Rising seas will tend to push even more salty water into wells and swamps. The good news is that a single solution can help maintain both the health of the Everglades and the water supply of South Floridians: restore the flow of freshwater into and within the Everglades. Several projects are under way to do just that.

The bad news: the projects may delay saltwater intrusion enough so that ecosystems adapt, but they won’t keep the sea at bay forever.

In the short run, a human retreat from watershed areas below Lake Okeechobee might boost the amount of freshwater flowing into the Everglades from inland Broward County, northwest of Miami. But as David Letson, a natural resources economist at the University of Miami, points out, that is not an attractive option, since it would likely inundate agricultural areas and flood some residential communities as well. 
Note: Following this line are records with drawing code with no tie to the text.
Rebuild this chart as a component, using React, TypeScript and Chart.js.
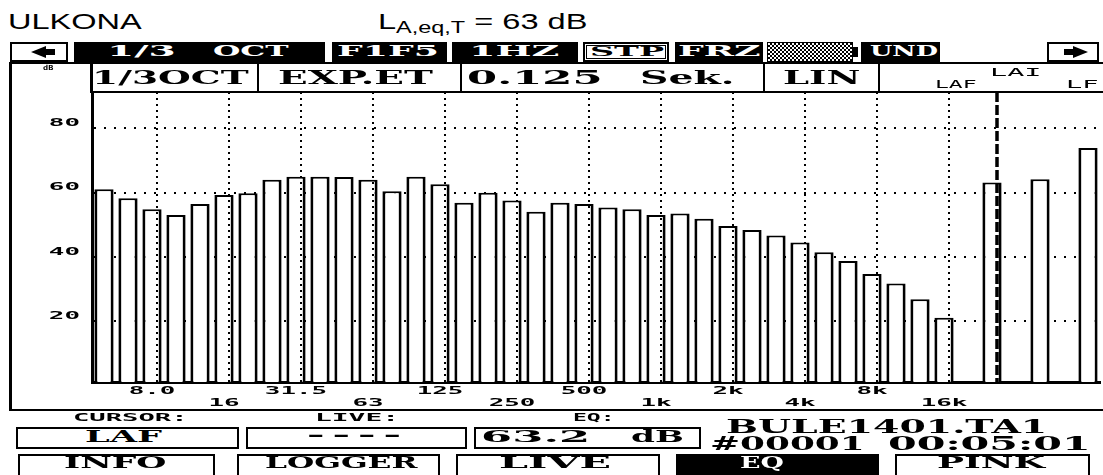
import React, { useEffect, useLayoutEffect, useRef, useState } from 'react';
import { Chart, registerables } from 'chart.js';

Chart.register(...registerables);

// ---------------- data ----------------
const bandLabels = ['5', '6.3', '8.0', '10', '12.5', '16', '20', '25', '31.5', '40', '50', '63', '80', '100', '125', '160', '200', '250', '315', '400', '500', '630', '800', '1k', '1.25k', '1.6k', '2k', '2.5k', '3.15k', '4k', '5k', '6.3k', '8k', '10k', '12.5k', '16k'];
const bandLevels = [61.0, 58.2, 54.8, 53.0, 56.4, 59.2, 59.8, 64.0, 64.9, 64.9, 64.8, 64.0, 60.4, 64.9, 62.6, 56.8, 59.9, 57.5, 54.0, 56.8, 56.4, 55.3, 54.8, 53.0, 53.5, 51.8, 49.6, 48.3, 46.6, 44.4, 41.4, 38.7, 34.6, 31.7, 26.8, 21.0];
const summaryLabels = ['LAF', 'LAI', 'LF'];
const summaryLevels = [63.1, 64.1, 73.9];
const octaveTicks = ['8.0', '16', '31.5', '63', '125', '250', '500', '1k', '2k', '4k', '8k', '16k'];
const yTicks = [20, 40, 60, 80];
const yMin = 1;
const yMax = 91.3;
const cursorLabel = 'LAF';

// ---------------- chart helpers ----------------
const TICK_STRETCH = 2.35;

const stretchTextPlugin = {
  id: 'lcdStretchText',
  beforeDraw(chart: any) {
    const ctx = chart.ctx;
    const native = CanvasRenderingContext2D.prototype.fillText;
    ctx.fillText = function (text: string, x: number, y: number) {
      this.save();
      this.translate(x, y);
      this.scale(TICK_STRETCH, 1);
      native.call(this, text, 0, 0);
      this.restore();
    };
  },
  afterDraw(chart: any) {
    delete chart.ctx.fillText;
  },
};

const gridOverlayPlugin = {
  id: 'lcdGridOverlay',
  afterDatasetsDraw(chart: any) {
    const { ctx, chartArea, scales } = chart;
    const x = scales.x;
    const slot = x.getPixelForValue(1) - x.getPixelForValue(0);
    const shift = slot * 0.21;
    const labels: string[] = chart.data.labels;
    ctx.save();
    ctx.strokeStyle = '#000';
    ctx.lineWidth = 2;
    ctx.setLineDash([2, 4]);
    labels.forEach((lab, i) => {
      if (i < bandLabels.length && octaveTicks.includes(lab)) {
        const px = Math.round(x.getPixelForValue(i) + shift);
        ctx.beginPath();
        ctx.moveTo(px, chartArea.top);
        ctx.lineTo(px, chartArea.bottom);
        ctx.stroke();
      }
    });
    const ci = labels.indexOf(cursorLabel);
    if (ci >= 0) {
      const px = Math.round(x.getPixelForValue(ci) + shift);
      ctx.lineWidth = 3.5;
      ctx.setLineDash([10, 3]);
      ctx.beginPath();
      ctx.moveTo(px, chartArea.top);
      ctx.lineTo(px, chartArea.bottom);
      ctx.stroke();
    }
    ctx.restore();
  },
};

function tickText(i: number): string | string[] {
  if (i >= bandLabels.length) return '';
  const k = octaveTicks.indexOf(bandLabels[i]);
  if (k < 0) return '';
  return k % 2 === 0 ? octaveTicks[k] : ['', octaveTicks[k]];
}

const tickFont = { family: '"DejaVu Sans Mono", monospace', size: 11, weight: 'bold' as const, lineHeight: 12 / 11 };

function SpectrumChart() {
  const ref = useRef<HTMLCanvasElement>(null);
  useEffect(() => {
    const canvas = ref.current;
    if (!canvas) return;
    const categories = [...bandLabels, ...summaryLabels.flatMap((l) => ['', l])];
    const values = [...bandLevels, ...summaryLevels.flatMap((v) => [null, v])];
    const chart = new Chart(canvas, {
      type: 'bar',
      data: {
        labels: categories,
        datasets: [
          {
            data: values as any,
            backgroundColor: '#fff',
            borderColor: '#000',
            borderWidth: { top: 2, left: 3, right: 3, bottom: 0 },
            borderSkipped: 'start',
            barPercentage: 0.8,
            categoryPercentage: 1,
          },
        ],
      },
      options: {
        animation: false,
        responsive: true,
        maintainAspectRatio: false,
        devicePixelRatio: 1,
        events: [],
        layout: { padding: { top: 0, right: 3, bottom: 0, left: 0 } },
        plugins: { legend: { display: false }, tooltip: { enabled: false } },
        scales: {
          x: {
            type: 'category',
            position: 'bottom',
            offset: true,
            z: 1,
            grid: { display: false, drawTicks: false },
            border: { display: true, color: '#000', width: 3 },
            ticks: {
              autoSkip: false,
              maxRotation: 0,
              minRotation: 0,
              padding: 3,
              color: '#000',
              font: tickFont,
              callback: (_v: any, i: number) => tickText(i),
            },
            afterFit: (s: any) => {
              s.height = 30;
              s.paddingLeft = 0;
              s.paddingRight = 0;
            },
          } as any,
          y: {
            type: 'linear',
            position: 'left',
            min: yMin,
            max: yMax,
            grid: { color: '#000', lineWidth: 2, drawTicks: false },
            border: { display: true, color: '#000', width: 3, dash: [2, 8] },
            ticks: {
              padding: 12,
              labelOffset: -5,
              color: '#000',
              font: tickFont,
              callback: (v: any) => String(v),
            },
            afterBuildTicks: (s: any) => {
              s.ticks = yTicks.map((v) => ({ value: v }));
            },
            afterFit: (s: any) => {
              s.width = 82;
              s.paddingTop = 0;
              s.paddingBottom = 0;
            },
          } as any,
        },
      },
      plugins: [stretchTextPlugin, gridOverlayPlugin],
    });
    return () => chart.destroy();
  }, []);
  return (
    <div style={{ position: 'absolute', left: 10, top: 92, width: 1093, height: 320 }}>
      <canvas ref={ref} />
    </div>
  );
}

// ---------------- LCD text / boxes ----------------
const FONTS: Record<string, { family: string; cap: number; capTop: number }> = {
  serif: { family: '"DejaVu Serif", serif', cap: 0.729, capTop: 0.117 },
  mono: { family: '"DejaVu Sans Mono", monospace', cap: 0.729, capTop: 0.117 },
  sans: { family: '"Liberation Sans", Arial, sans-serif', cap: 0.716, capTop: 0.1305 },
};

type FitProps = {
  x: number;
  top: number;
  cap: number;
  w: number;
  children: React.ReactNode;
  font?: string;
  color?: string;
  weight?: number;
};

function Fit({ x, top, cap, w, children, font = 'serif', color = '#000', weight = 700 }: FitProps) {
  const f = FONTS[font];
  const size = cap / f.cap;
  const ref = useRef<HTMLDivElement>(null);
  const [sx, setSx] = useState(1);
  useLayoutEffect(() => {
    const el = ref.current;
    if (el && el.offsetWidth > 0) setSx(w / el.offsetWidth);
  }, [w, cap]);
  return (
    <div
      ref={ref}
      style={{
        position: 'absolute',
        left: x,
        top: top - f.capTop * size,
        fontFamily: f.family,
        fontSize: size,
        fontWeight: weight,
        lineHeight: 1,
        color,
        whiteSpace: 'pre',
        transform: `scaleX(${sx})`,
        transformOrigin: '0 0',
      }}
    >
      {children}
    </div>
  );
}

function Box({ x, y, w, h, bg = '#fff', border = 2, extra = {} }: { x: number; y: number; w: number; h: number; bg?: string; border?: number; extra?: React.CSSProperties }) {
  return (
    <div
      style={{
        position: 'absolute',
        left: x,
        top: y,
        width: w,
        height: h,
        boxSizing: 'border-box',
        background: bg,
        border: border ? `${border}px solid #000` : 'none',
        ...extra,
      }}
    />
  );
}

function Line({ x, y, w, h }: { x: number; y: number; w: number; h: number }) {
  return <div style={{ position: 'absolute', left: x, top: y, width: w, height: h, background: '#000' }} />;
}

export default function App() {
  const TB = 42; // top bar y
  const TBH = 20;
  const tbCap = 46;
  const hdCap = 71;
  return (
    <div style={{ position: 'fixed', left: 0, top: 0, width: 1103, height: 475, background: '#fff', overflow: 'hidden' }}>
      <SpectrumChart />

      {/* title */}
      <Fit x={8} top={14} cap={16} w={134} font="sans" weight={400}>ULKONA</Fit>
      <Fit x={378} top={14} cap={16} w={210} font="sans" weight={400}>
        L<span style={{ fontSize: '0.72em', position: 'relative', top: '0.25em' }}>A,eq,T</span> = 63 dB
      </Fit>

      {/* top status bar */}
      <Box x={10} y={TB} w={58} h={TBH} />
      <div style={{ position: 'absolute', left: 31, top: 46, width: 0, height: 0, borderTop: '6px solid transparent', borderBottom: '6px solid transparent', borderRight: '15px solid #000' }} />
      <Line x={45} y={49} w={10} h={6} />
      <Box x={74} y={TB} w={251} h={TBH} bg="#000" border={0} />
      <Fit x={107} top={tbCap} cap={11} w={70} color="#fff">1/3</Fit>
      <Fit x={213} top={tbCap} cap={11} w={75} color="#fff">OCT</Fit>
      <Box x={332} y={TB} w={115} h={TBH} bg="#000" border={0} />
      <Fit x={337} top={tbCap} cap={11} w={101} color="#fff">F1F5</Fit>
      <Box x={452} y={TB} w={126} h={TBH} bg="#000" border={0} />
      <Fit x={469} top={tbCap} cap={11} w={91} color="#fff">1HZ</Fit>
      <Box x={583} y={TB} w={86} h={TBH} extra={{ boxShadow: 'inset 0 0 0 1px #fff, inset 0 0 0 2px #000' }} />
      <Fit x={590} top={tbCap + 1} cap={10} w={73}>STP</Fit>
      <Box x={675} y={TB} w={88} h={TBH} bg="#000" border={0} />
      <Fit x={678} top={tbCap} cap={11} w={82} color="#fff">FRZ</Fit>
      <Box x={767} y={TB} w={86} h={TBH} border={1} extra={{ background: 'repeating-conic-gradient(#000 0% 25%, #fff 0% 50%) 0 0 / 4px 4px' }} />
      <Line x={853} y={47} w={5} h={10} />
      <Box x={861} y={TB} w={79} h={TBH} bg="#000" border={0} />
      <Fit x={870} top={tbCap} cap={11} w={68} color="#fff">UND</Fit>
      <Box x={1047} y={TB} w={52} h={TBH} />
      <Line x={1064} y={49} w={10} h={6} />
      <div style={{ position: 'absolute', left: 1073, top: 46, width: 0, height: 0, borderTop: '6px solid transparent', borderBottom: '6px solid transparent', borderLeft: '15px solid #000' }} />

      {/* header row */}
      <Line x={10} y={62} w={1093} h={2} />
      <Line x={90} y={91} w={1013} h={2} />
      <Line x={9} y={62} w={3} h={349} />
      <Line x={90} y={62} w={3} h={31} />
      <Line x={257} y={62} w={2} h={31} />
      <Line x={460} y={62} w={2} h={31} />
      <Line x={763} y={62} w={2} h={31} />
      <Line x={878} y={62} w={2} h={31} />
      <Fit x={43} top={66} cap={5} w={10} font="mono">dB</Fit>
      <Fit x={92} top={hdCap} cap={13} w={156}>1/3OCT</Fit>
      <Fit x={278} top={hdCap} cap={13} w={155}>EXP.ET</Fit>
      <Fit x={467} top={hdCap} cap={13} w={136}>0.125</Fit>
      <Fit x={640} top={hdCap} cap={13} w={95}>Sek.</Fit>
      <Fit x={783} top={hdCap} cap={13} w={77}>LIN</Fit>
      <Fit x={935} top={81} cap={8} w={42} font="mono" weight={400}>LAF</Fit>
      <Fit x={990} top={69} cap={8} w={52} font="mono" weight={400}>LAI</Fit>
      <Fit x={1066} top={81} cap={8} w={32} font="mono" weight={400}>LF</Fit>

      {/* bottom frame */}
      <Line x={9} y={409} w={1094} h={2} />

      {/* cursor / live / eq */}
      <Fit x={73} top={414} cap={8} w={114} font="mono">CURSOR:</Fit>
      <Fit x={315} top={414} cap={8} w={84} font="mono">LIVE:</Fit>
      <Fit x={573} top={414} cap={8} w={42} font="mono">EQ:</Fit>
      <Box x={16} y={427} w={223} h={22} />
      <Fit x={85} top={431} cap={12} w={77}>LAF</Fit>
      <Box x={246} y={427} w={221} h={22} />
      <Fit x={303} top={429} cap={12} w={103} font="mono">----</Fit>
      <Box x={474} y={427} w={227} h={22} />
      <Fit x={481} top={431} cap={12} w={109}>63.2</Fit>
      <Fit x={631} top={431} cap={12} w={52}>dB</Fit>
      <Fit x={726} top={419} cap={14} w={322}>BULE1401.TA1</Fit>
      <Fit x={710} top={436} cap={14} w={155}>#00001</Fit>
      <Fit x={888} top={436} cap={14} w={202}>00:05:01</Fit>

      {/* soft keys */}
      <Box x={18} y={454} w={197} h={30} />
      <Fit x={64} top={457} cap={12} w={103}>INFO</Fit>
      <Box x={237} y={454} w={203} h={30} />
      <Fit x={265} top={457} cap={12} w={152}>LOGGER</Fit>
      <Box x={456} y={454} w={204} h={30} />
      <Fit x={499} top={457} cap={12} w={113}>LIVE</Fit>
      <Box x={676} y={454} w={203} h={30} bg="#000" border={0} />
      <Fit x={740} top={457} cap={12} w={44} color="#fff">EQ</Fit>
      <Box x={895} y={454} w={195} h={30} />
      <Fit x={937} top={457} cap={12} w={107}>PINK</Fit>
    </div>
  );
}
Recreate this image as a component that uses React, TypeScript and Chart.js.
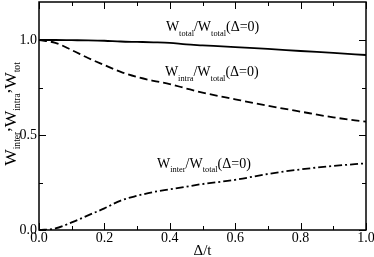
import React, { useEffect, useRef } from "react";
import { Chart, registerables } from "chart.js";

Chart.register(...registerables);

const DELTA = [0, 0.05, 0.1, 0.15, 0.2, 0.25, 0.3, 0.35, 0.4, 0.45, 0.5, 0.6, 0.7, 0.8, 0.9, 1.0];
const W_TOTAL = [1.0, 1.0, 0.999, 0.998, 0.996, 0.992, 0.99, 0.988, 0.985, 0.977, 0.972, 0.962, 0.953, 0.942, 0.932, 0.921];
const W_INTRA = [1.0, 0.985, 0.947, 0.905, 0.868, 0.832, 0.805, 0.785, 0.768, 0.745, 0.723, 0.688, 0.654, 0.623, 0.593, 0.57];
const W_INTER = [0, 0.008, 0.04, 0.077, 0.114, 0.155, 0.18, 0.2, 0.214, 0.228, 0.242, 0.264, 0.295, 0.319, 0.337, 0.351];

const X_TICKS = [0, 0.1, 0.2, 0.3, 0.4, 0.5, 0.6, 0.7, 0.8, 0.9, 1.0];
const X_LABELS = ["0.0", "", "0.2", "", "0.4", "", "0.6", "", "0.8", "", "1.0"];
const Y_TICKS = [0, 0.25, 0.5, 0.75, 1.0];
const Y_LABELS = ["0.0", "", "0.5", "", "1.0"];

type Part = { t: string; sub?: boolean; raise?: boolean };

const LABEL_TOTAL: Part[] = [
  { t: "W" }, { t: "total", sub: true }, { t: "/W" }, { t: "total", sub: true }, { t: "(\u0394=0)" },
];
const LABEL_INTRA: Part[] = [
  { t: "W" }, { t: "intra", sub: true }, { t: "/W" }, { t: "total", sub: true }, { t: "(\u0394=0)" },
];
const LABEL_INTER: Part[] = [
  { t: "W" }, { t: "inter", sub: true }, { t: "/W" }, { t: "total", sub: true }, { t: "(\u0394=0)" },
];
const Y_TITLE: Part[] = [
  { t: "W" }, { t: "inter", sub: true }, { t: ",", raise: true }, { t: "W" }, { t: "intra", sub: true },
  { t: ",", raise: true }, { t: "W" }, { t: "tot", sub: true },
];
const X_TITLE = "\u0394/t";

// annotation anchor points (data coordinates: left edge, baseline)
const ANNOTATIONS: { parts: Part[]; x: number; y: number }[] = [
  { parts: LABEL_TOTAL, x: 0.388, y: 1.045 },
  { parts: LABEL_INTRA, x: 0.385, y: 0.808 },
  { parts: LABEL_INTER, x: 0.361, y: 0.326 },
];

const FONT = '"Liberation Serif", "Times New Roman", serif';

function partFont(p: Part, size: number, subRatio: number) {
  return `${p.sub ? size * subRatio : size}px ${FONT}`;
}

function measureRich(ctx: CanvasRenderingContext2D, parts: Part[], size: number, subRatio: number) {
  let w = 0;
  for (const p of parts) {
    ctx.font = partFont(p, size, subRatio);
    w += ctx.measureText(p.t).width;
  }
  return w;
}

function drawRich(
  ctx: CanvasRenderingContext2D,
  parts: Part[],
  x: number,
  y: number,
  size: number,
  subRatio: number,
  subDrop: number
) {
  ctx.textAlign = "left";
  ctx.textBaseline = "alphabetic";
  let cx = x;
  for (const p of parts) {
    ctx.font = partFont(p, size, subRatio);
    const dy = p.sub ? size * subDrop : p.raise ? -size * 0.35 : 0;
    ctx.fillText(p.t, cx, y + dy);
    cx += ctx.measureText(p.t).width;
  }
}

const framePlugin = {
  id: "frame",
  afterDraw(chart: any) {
    const { ctx, chartArea: a, scales } = chart;
    const xs = scales.x;
    const ys = scales.y;
    ctx.save();
    ctx.strokeStyle = "#000";
    ctx.fillStyle = "#000";
    ctx.lineWidth = 1.5;
    ctx.strokeRect(a.left, a.top, a.right - a.left, a.bottom - a.top);

    ctx.lineWidth = 1;
    ctx.beginPath();
    X_TICKS.forEach((v, i) => {
      const px = Math.round(xs.getPixelForValue(v)) + 0.5;
      const len = X_LABELS[i] ? 7 : 4;
      ctx.moveTo(px, a.bottom);
      ctx.lineTo(px, a.bottom - len);
      ctx.moveTo(px, a.top);
      ctx.lineTo(px, a.top + len);
    });
    Y_TICKS.forEach((v, i) => {
      const py = Math.round(ys.getPixelForValue(v)) + 0.5;
      const len = Y_LABELS[i] ? 7 : 4;
      ctx.moveTo(a.left, py);
      ctx.lineTo(a.left + len, py);
      ctx.moveTo(a.right, py);
      ctx.lineTo(a.right - len, py);
    });
    ctx.stroke();

    ctx.font = `14px ${FONT}`;
    ctx.textAlign = "center";
    ctx.textBaseline = "top";
    X_TICKS.forEach((v, i) => {
      if (X_LABELS[i]) ctx.fillText(X_LABELS[i], xs.getPixelForValue(v), a.bottom + 1);
    });
    ctx.textAlign = "right";
    ctx.textBaseline = "middle";
    Y_TICKS.forEach((v, i) => {
      if (Y_LABELS[i]) ctx.fillText(Y_LABELS[i], a.left - 2, ys.getPixelForValue(v));
    });

    // x title
    ctx.font = `15px ${FONT}`;
    ctx.textAlign = "center";
    ctx.textBaseline = "alphabetic";
    ctx.fillText(X_TITLE, (a.left + a.right) / 2, 255);

    // y title
    const ySize = 17.5;
    const w = measureRich(ctx, Y_TITLE, ySize, 0.55);
    ctx.save();
    ctx.translate(16, 114);
    ctx.rotate(-Math.PI / 2);
    drawRich(ctx, Y_TITLE, -w / 2, 0, ySize, 0.55, 0.2);
    ctx.restore();

    // annotations
    for (const an of ANNOTATIONS) {
      drawRich(ctx, an.parts, xs.getPixelForValue(an.x), ys.getPixelForValue(an.y), 14, 0.6, 0.3);
    }
    ctx.restore();
  },
};

export default function App() {
  const ref = useRef<HTMLCanvasElement | null>(null);
  useEffect(() => {
    document.body.style.margin = "0";
    const canvas = ref.current;
    if (!canvas) return;
    const mk = (vals: number[]) => DELTA.map((d, i) => ({ x: d, y: vals[i] }));
    const common = {
      borderColor: "#000",
      borderWidth: 1.8,
      pointRadius: 0,
      fill: false,
      cubicInterpolationMode: "monotone" as const,
    };
    const chart = new Chart(canvas, {
      type: "line",
      data: {
        datasets: [
          { label: "total", data: mk(W_TOTAL), ...common },
          { label: "intra", data: mk(W_INTRA), borderDash: [8, 4], ...common },
          { label: "inter", data: mk(W_INTER), borderDash: [8, 3, 2, 3], ...common },
        ],
      },
      options: {
        responsive: false,
        animation: false,
        layout: { padding: { top: 2, right: 8, left: 0, bottom: 0 } },
        plugins: { legend: { display: false }, tooltip: { enabled: false } },
        scales: {
          x: {
            type: "linear",
            min: 0,
            max: 1,
            grid: { display: false },
            border: { display: false },
            ticks: { display: false },
            afterFit: (s: any) => {
              s.height = 27;
            },
          },
          y: {
            type: "linear",
            min: 0,
            max: 1.2,
            grid: { display: false },
            border: { display: false },
            ticks: { display: false },
            afterFit: (s: any) => {
              s.width = 39;
            },
          },
        },
      },
      plugins: [framePlugin],
    });
    return () => chart.destroy();
  }, []);
  return (
    <canvas
      ref={ref}
      width={374}
      height={257}
      style={{ position: "absolute", left: 0, top: 0, display: "block", width: 374, height: 257 }}
    />
  );
}
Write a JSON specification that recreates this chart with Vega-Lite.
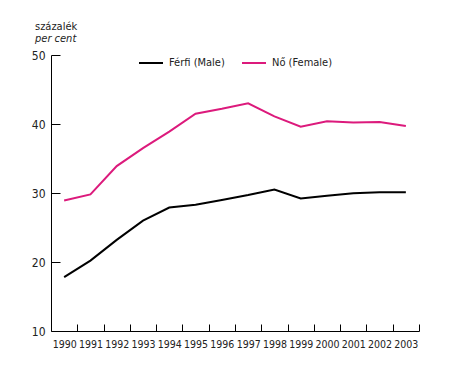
{
  "$schema": "https://vega.github.io/schema/vega-lite/v6.json",
  "width": 368,
  "height": 276,
  "autosize": {"type": "none"},
  "padding": {"left": 51, "top": 55, "right": 53, "bottom": 40},
  "background": "white",
  "title": {
    "text": "százalék",
    "subtitle": "per cent",
    "anchor": "start",
    "frame": "group",
    "dx": -16,
    "offset": 5,
    "font": "DejaVu Sans Condensed, Roboto Condensed, Roboto",
    "fontSize": 11,
    "fontWeight": "normal",
    "lineHeight": 13,
    "color": "#222",
    "subtitleFont": "DejaVu Sans Condensed, Roboto Condensed, Roboto",
    "subtitleFontSize": 11,
    "subtitleFontStyle": "italic",
    "subtitleLineHeight": 13,
    "subtitleColor": "#222",
    "subtitlePadding": 1
  },
  "data": {
    "values": [
      {"year": 1990, "series": "Férfi (Male)", "value": 17.8},
      {"year": 1991, "series": "Férfi (Male)", "value": 20.2},
      {"year": 1992, "series": "Férfi (Male)", "value": 23.2},
      {"year": 1993, "series": "Férfi (Male)", "value": 26.0},
      {"year": 1994, "series": "Férfi (Male)", "value": 27.9},
      {"year": 1995, "series": "Férfi (Male)", "value": 28.3},
      {"year": 1996, "series": "Férfi (Male)", "value": 29.0},
      {"year": 1997, "series": "Férfi (Male)", "value": 29.7},
      {"year": 1998, "series": "Férfi (Male)", "value": 30.5},
      {"year": 1999, "series": "Férfi (Male)", "value": 29.2},
      {"year": 2000, "series": "Férfi (Male)", "value": 29.6},
      {"year": 2001, "series": "Férfi (Male)", "value": 29.95},
      {"year": 2002, "series": "Férfi (Male)", "value": 30.1},
      {"year": 2003, "series": "Férfi (Male)", "value": 30.1},
      {"year": 1990, "series": "Nő (Female)", "value": 28.9},
      {"year": 1991, "series": "Nő (Female)", "value": 29.8},
      {"year": 1992, "series": "Nő (Female)", "value": 33.9},
      {"year": 1993, "series": "Nő (Female)", "value": 36.5},
      {"year": 1994, "series": "Nő (Female)", "value": 38.9},
      {"year": 1995, "series": "Nő (Female)", "value": 41.5},
      {"year": 1996, "series": "Nő (Female)", "value": 42.2},
      {"year": 1997, "series": "Nő (Female)", "value": 43.0},
      {"year": 1998, "series": "Nő (Female)", "value": 41.1},
      {"year": 1999, "series": "Nő (Female)", "value": 39.6},
      {"year": 2000, "series": "Nő (Female)", "value": 40.4},
      {"year": 2001, "series": "Nő (Female)", "value": 40.2},
      {"year": 2002, "series": "Nő (Female)", "value": 40.3},
      {"year": 2003, "series": "Nő (Female)", "value": 39.7}
    ]
  },
  "mark": {"type": "line", "strokeWidth": 2},
  "encoding": {
    "x": {
      "field": "year",
      "type": "quantitative",
      "scale": {"domain": [1989.5, 2003.5], "nice": false, "zero": false},
      "axis": {
        "title": null,
        "values": [1990, 1991, 1992, 1993, 1994, 1995, 1996, 1997, 1998, 1999, 2000, 2001, 2002, 2003],
        "format": "d",
        "grid": false,
        "tickSize": -7,
        "tickOffset": 13.14,
        "labelOffset": -13.14,
        "labelPadding": 15,
        "labelBaseline": "top",
        "labelFontSize": 10.5,
        "labelOverlap": false,
        "labelBound": false,
        "labelFlush": false
      }
    },
    "y": {
      "field": "value",
      "type": "quantitative",
      "scale": {"domain": [10, 50], "nice": false, "zero": false},
      "axis": {
        "title": null,
        "values": [10, 20, 30, 40, 50],
        "grid": false,
        "tickSize": -9,
        "labelPadding": 15,
        "labelOverlap": false
      }
    },
    "color": {
      "field": "series",
      "type": "nominal",
      "sort": ["Férfi (Male)", "Nő (Female)"],
      "scale": {"domain": ["Férfi (Male)", "Nő (Female)"], "range": ["#000000", "#dc1a7c"]},
      "legend": {
        "title": null,
        "orient": "none",
        "legendX": 87,
        "legendY": -5,
        "direction": "horizontal",
        "symbolType": "stroke",
        "symbolSize": 576,
        "symbolStrokeWidth": 2,
        "labelOffset": 5,
        "columnPadding": 13,
        "labelFont": "DejaVu Sans Condensed, Roboto Condensed, Roboto",
        "labelFontSize": 11,
        "labelColor": "#222"
      }
    }
  },
  "config": {
    "view": {"stroke": null},
    "axis": {
      "domainColor": "#000",
      "domainWidth": 1,
      "tickColor": "#000",
      "tickWidth": 1,
      "labelFont": "DejaVu Sans Condensed, Roboto Condensed, Roboto",
      "labelFontSize": 12,
      "labelColor": "#222"
    }
  }
}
According to the city of Miami’s Climate Action Plan, Miami-Dade County is already working with the South Florida Water Management District and federal agencies on Everglades restoration. The county is also currently assessing how best to counter salt-water intrusion and local flooding with new pumping stations. Meanwhile, Miami-Dade is also re-emphasizing water conservation.

But ultimately, if saltwater intrusion persists on unprecedented scales, says hydrologist Jayantha Obeysekera of the South Florida Water Management District, a worst-case endgame might force people to simply abandon much of southeastern Florida’s Gold Coast, including Miami.

That's enough to give anyone insomnia.